Aim of the task — Extract the data exactly, missing nothing.

Data section —
□ □ □ □ □ □ □
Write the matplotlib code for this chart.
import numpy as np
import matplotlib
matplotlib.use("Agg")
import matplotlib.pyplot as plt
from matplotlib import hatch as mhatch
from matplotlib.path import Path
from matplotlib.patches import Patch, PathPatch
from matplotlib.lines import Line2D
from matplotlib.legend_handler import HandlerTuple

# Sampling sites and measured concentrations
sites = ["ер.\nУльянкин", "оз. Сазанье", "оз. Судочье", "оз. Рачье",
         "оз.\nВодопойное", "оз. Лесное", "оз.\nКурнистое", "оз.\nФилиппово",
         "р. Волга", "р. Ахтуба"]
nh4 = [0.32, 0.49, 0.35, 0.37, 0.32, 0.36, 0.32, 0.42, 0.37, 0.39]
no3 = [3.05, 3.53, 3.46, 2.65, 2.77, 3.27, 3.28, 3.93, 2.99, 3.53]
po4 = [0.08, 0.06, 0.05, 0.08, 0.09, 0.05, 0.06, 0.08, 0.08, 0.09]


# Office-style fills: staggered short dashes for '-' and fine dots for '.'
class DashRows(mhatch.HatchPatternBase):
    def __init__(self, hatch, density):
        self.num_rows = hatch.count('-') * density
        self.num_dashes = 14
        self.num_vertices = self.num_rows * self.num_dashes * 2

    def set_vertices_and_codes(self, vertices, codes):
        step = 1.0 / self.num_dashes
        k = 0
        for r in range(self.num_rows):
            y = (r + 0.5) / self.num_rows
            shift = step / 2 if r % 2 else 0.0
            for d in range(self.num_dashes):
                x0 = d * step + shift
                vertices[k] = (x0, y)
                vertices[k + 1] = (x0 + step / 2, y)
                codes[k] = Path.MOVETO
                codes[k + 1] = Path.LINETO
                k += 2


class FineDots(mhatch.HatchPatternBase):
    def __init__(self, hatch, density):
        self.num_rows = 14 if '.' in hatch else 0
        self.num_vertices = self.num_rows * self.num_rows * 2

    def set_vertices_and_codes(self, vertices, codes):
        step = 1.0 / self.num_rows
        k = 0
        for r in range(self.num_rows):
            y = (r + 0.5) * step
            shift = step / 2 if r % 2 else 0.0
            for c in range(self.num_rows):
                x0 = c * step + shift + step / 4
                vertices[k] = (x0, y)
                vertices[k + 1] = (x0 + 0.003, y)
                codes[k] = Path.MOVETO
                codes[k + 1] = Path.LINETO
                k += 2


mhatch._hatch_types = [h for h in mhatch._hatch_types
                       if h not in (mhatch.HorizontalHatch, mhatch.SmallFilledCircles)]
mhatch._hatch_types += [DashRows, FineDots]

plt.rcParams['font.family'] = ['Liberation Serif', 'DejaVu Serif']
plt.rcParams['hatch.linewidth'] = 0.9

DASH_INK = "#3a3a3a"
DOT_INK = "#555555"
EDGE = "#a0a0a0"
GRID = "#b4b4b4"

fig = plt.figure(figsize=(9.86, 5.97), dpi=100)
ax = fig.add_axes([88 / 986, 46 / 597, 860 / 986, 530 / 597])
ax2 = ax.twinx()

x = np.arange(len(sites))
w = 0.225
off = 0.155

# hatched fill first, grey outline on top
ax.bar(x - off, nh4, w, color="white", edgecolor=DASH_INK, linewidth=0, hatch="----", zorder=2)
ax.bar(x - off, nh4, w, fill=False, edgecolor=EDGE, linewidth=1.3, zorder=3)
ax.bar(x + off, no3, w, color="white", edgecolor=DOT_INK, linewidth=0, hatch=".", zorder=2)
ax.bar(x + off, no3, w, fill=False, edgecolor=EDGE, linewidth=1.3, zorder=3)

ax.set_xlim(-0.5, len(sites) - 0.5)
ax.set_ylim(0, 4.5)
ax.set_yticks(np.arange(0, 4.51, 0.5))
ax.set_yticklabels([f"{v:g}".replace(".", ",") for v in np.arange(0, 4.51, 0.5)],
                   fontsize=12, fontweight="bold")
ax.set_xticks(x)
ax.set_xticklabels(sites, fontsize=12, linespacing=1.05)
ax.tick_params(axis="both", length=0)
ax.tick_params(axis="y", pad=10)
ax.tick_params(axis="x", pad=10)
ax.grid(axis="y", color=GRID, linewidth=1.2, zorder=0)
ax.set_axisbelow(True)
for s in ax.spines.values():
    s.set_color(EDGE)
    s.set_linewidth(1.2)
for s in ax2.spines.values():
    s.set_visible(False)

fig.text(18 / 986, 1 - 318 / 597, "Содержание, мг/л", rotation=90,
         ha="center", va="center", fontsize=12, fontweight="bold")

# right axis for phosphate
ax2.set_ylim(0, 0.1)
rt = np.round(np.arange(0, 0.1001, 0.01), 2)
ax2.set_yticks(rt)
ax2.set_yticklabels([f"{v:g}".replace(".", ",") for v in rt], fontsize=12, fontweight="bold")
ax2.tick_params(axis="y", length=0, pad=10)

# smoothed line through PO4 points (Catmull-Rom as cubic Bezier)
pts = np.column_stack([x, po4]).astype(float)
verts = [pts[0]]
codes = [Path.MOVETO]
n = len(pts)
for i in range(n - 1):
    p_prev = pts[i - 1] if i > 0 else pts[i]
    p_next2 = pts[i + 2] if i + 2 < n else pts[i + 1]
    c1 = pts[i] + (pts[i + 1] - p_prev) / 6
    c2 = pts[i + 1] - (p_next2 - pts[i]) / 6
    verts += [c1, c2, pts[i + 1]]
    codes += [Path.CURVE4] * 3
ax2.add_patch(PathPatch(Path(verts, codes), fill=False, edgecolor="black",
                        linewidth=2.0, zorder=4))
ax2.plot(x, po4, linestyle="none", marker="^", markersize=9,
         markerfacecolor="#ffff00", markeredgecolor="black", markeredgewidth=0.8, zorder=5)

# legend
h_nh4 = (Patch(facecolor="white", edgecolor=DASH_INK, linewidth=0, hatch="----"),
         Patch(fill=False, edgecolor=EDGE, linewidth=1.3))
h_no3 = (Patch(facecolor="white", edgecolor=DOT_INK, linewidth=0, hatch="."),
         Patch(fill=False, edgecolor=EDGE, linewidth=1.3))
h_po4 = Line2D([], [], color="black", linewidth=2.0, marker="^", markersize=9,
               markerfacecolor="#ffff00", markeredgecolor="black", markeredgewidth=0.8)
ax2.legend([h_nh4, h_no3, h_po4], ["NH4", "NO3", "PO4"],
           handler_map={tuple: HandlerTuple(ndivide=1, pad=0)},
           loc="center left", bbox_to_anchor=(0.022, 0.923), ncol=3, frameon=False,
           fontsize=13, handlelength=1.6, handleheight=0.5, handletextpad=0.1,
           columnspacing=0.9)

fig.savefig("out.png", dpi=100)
□ □ □ □ □ □ □
Answer for the task —
Write the matplotlib code for this chart.
import numpy as np
import matplotlib
matplotlib.use("Agg")
import matplotlib.pyplot as plt
from matplotlib import hatch as mhatch
from matplotlib.path import Path
from matplotlib.patches import Patch, PathPatch
from matplotlib.lines import Line2D
from matplotlib.legend_handler import HandlerTuple

# Sampling sites and measured concentrations
sites = ["ер.\nУльянкин", "оз. Сазанье", "оз. Судочье", "оз. Рачье",
         "оз.\nВодопойное", "оз. Лесное", "оз.\nКурнистое", "оз.\nФилиппово",
         "р. Волга", "р. Ахтуба"]
nh4 = [0.32, 0.49, 0.35, 0.37, 0.32, 0.36, 0.32, 0.42, 0.37, 0.39]
no3 = [3.05, 3.53, 3.46, 2.65, 2.77, 3.27, 3.28, 3.93, 2.99, 3.53]
po4 = [0.08, 0.06, 0.05, 0.08, 0.09, 0.05, 0.06, 0.08, 0.08, 0.09]


# Office-style fills: staggered short dashes for '-' and fine dots for '.'
class DashRows(mhatch.HatchPatternBase):
    def __init__(self, hatch, density):
        self.num_rows = hatch.count('-') * density
        self.num_dashes = 14
        self.num_vertices = self.num_rows * self.num_dashes * 2

    def set_vertices_and_codes(self, vertices, codes):
        step = 1.0 / self.num_dashes
        k = 0
        for r in range(self.num_rows):
            y = (r + 0.5) / self.num_rows
            shift = step / 2 if r % 2 else 0.0
            for d in range(self.num_dashes):
                x0 = d * step + shift
                vertices[k] = (x0, y)
                vertices[k + 1] = (x0 + step / 2, y)
                codes[k] = Path.MOVETO
                codes[k + 1] = Path.LINETO
                k += 2


class FineDots(mhatch.HatchPatternBase):
    def __init__(self, hatch, density):
        self.num_rows = 14 if '.' in hatch else 0
        self.num_vertices = self.num_rows * self.num_rows * 2

    def set_vertices_and_codes(self, vertices, codes):
        step = 1.0 / self.num_rows
        k = 0
        for r in range(self.num_rows):
            y = (r + 0.5) * step
            shift = step / 2 if r % 2 else 0.0
            for c in range(self.num_rows):
                x0 = c * step + shift + step / 4
                vertices[k] = (x0, y)
                vertices[k + 1] = (x0 + 0.003, y)
                codes[k] = Path.MOVETO
                codes[k + 1] = Path.LINETO
                k += 2


mhatch._hatch_types = [h for h in mhatch._hatch_types
                       if h not in (mhatch.HorizontalHatch, mhatch.SmallFilledCircles)]
mhatch._hatch_types += [DashRows, FineDots]

plt.rcParams['font.family'] = ['Liberation Serif', 'DejaVu Serif']
plt.rcParams['hatch.linewidth'] = 0.9

DASH_INK = "#3a3a3a"
DOT_INK = "#555555"
EDGE = "#a0a0a0"
GRID = "#b4b4b4"

fig = plt.figure(figsize=(9.86, 5.97), dpi=100)
ax = fig.add_axes([88 / 986, 46 / 597, 860 / 986, 530 / 597])
ax2 = ax.twinx()

x = np.arange(len(sites))
w = 0.225
off = 0.155

# hatched fill first, grey outline on top
ax.bar(x - off, nh4, w, color="white", edgecolor=DASH_INK, linewidth=0, hatch="----", zorder=2)
ax.bar(x - off, nh4, w, fill=False, edgecolor=EDGE, linewidth=1.3, zorder=3)
ax.bar(x + off, no3, w, color="white", edgecolor=DOT_INK, linewidth=0, hatch=".", zorder=2)
ax.bar(x + off, no3, w, fill=False, edgecolor=EDGE, linewidth=1.3, zorder=3)

ax.set_xlim(-0.5, len(sites) - 0.5)
ax.set_ylim(0, 4.5)
ax.set_yticks(np.arange(0, 4.51, 0.5))
ax.set_yticklabels([f"{v:g}".replace(".", ",") for v in np.arange(0, 4.51, 0.5)],
                   fontsize=12, fontweight="bold")
ax.set_xticks(x)
ax.set_xticklabels(sites, fontsize=12, linespacing=1.05)
ax.tick_params(axis="both", length=0)
ax.tick_params(axis="y", pad=10)
ax.tick_params(axis="x", pad=10)
ax.grid(axis="y", color=GRID, linewidth=1.2, zorder=0)
ax.set_axisbelow(True)
for s in ax.spines.values():
    s.set_color(EDGE)
    s.set_linewidth(1.2)
for s in ax2.spines.values():
    s.set_visible(False)

fig.text(18 / 986, 1 - 318 / 597, "Содержание, мг/л", rotation=90,
         ha="center", va="center", fontsize=12, fontweight="bold")

# right axis for phosphate
ax2.set_ylim(0, 0.1)
rt = np.round(np.arange(0, 0.1001, 0.01), 2)
ax2.set_yticks(rt)
ax2.set_yticklabels([f"{v:g}".replace(".", ",") for v in rt], fontsize=12, fontweight="bold")
ax2.tick_params(axis="y", length=0, pad=10)

# smoothed line through PO4 points (Catmull-Rom as cubic Bezier)
pts = np.column_stack([x, po4]).astype(float)
verts = [pts[0]]
codes = [Path.MOVETO]
n = len(pts)
for i in range(n - 1):
    p_prev = pts[i - 1] if i > 0 else pts[i]
    p_next2 = pts[i + 2] if i + 2 < n else pts[i + 1]
    c1 = pts[i] + (pts[i + 1] - p_prev) / 6
    c2 = pts[i + 1] - (p_next2 - pts[i]) / 6
    verts += [c1, c2, pts[i + 1]]
    codes += [Path.CURVE4] * 3
ax2.add_patch(PathPatch(Path(verts, codes), fill=False, edgecolor="black",
                        linewidth=2.0, zorder=4))
ax2.plot(x, po4, linestyle="none", marker="^", markersize=9,
         markerfacecolor="#ffff00", markeredgecolor="black", markeredgewidth=0.8, zorder=5)

# legend
h_nh4 = (Patch(facecolor="white", edgecolor=DASH_INK, linewidth=0, hatch="----"),
         Patch(fill=False, edgecolor=EDGE, linewidth=1.3))
h_no3 = (Patch(facecolor="white", edgecolor=DOT_INK, linewidth=0, hatch="."),
         Patch(fill=False, edgecolor=EDGE, linewidth=1.3))
h_po4 = Line2D([], [], color="black", linewidth=2.0, marker="^", markersize=9,
               markerfacecolor="#ffff00", markeredgecolor="black", markeredgewidth=0.8)
ax2.legend([h_nh4, h_no3, h_po4], ["NH4", "NO3", "PO4"],
           handler_map={tuple: HandlerTuple(ndivide=1, pad=0)},
           loc="center left", bbox_to_anchor=(0.022, 0.923), ncol=3, frameon=False,
           fontsize=13, handlelength=1.6, handleheight=0.5, handletextpad=0.1,
           columnspacing=0.9)

fig.savefig("out.png", dpi=100)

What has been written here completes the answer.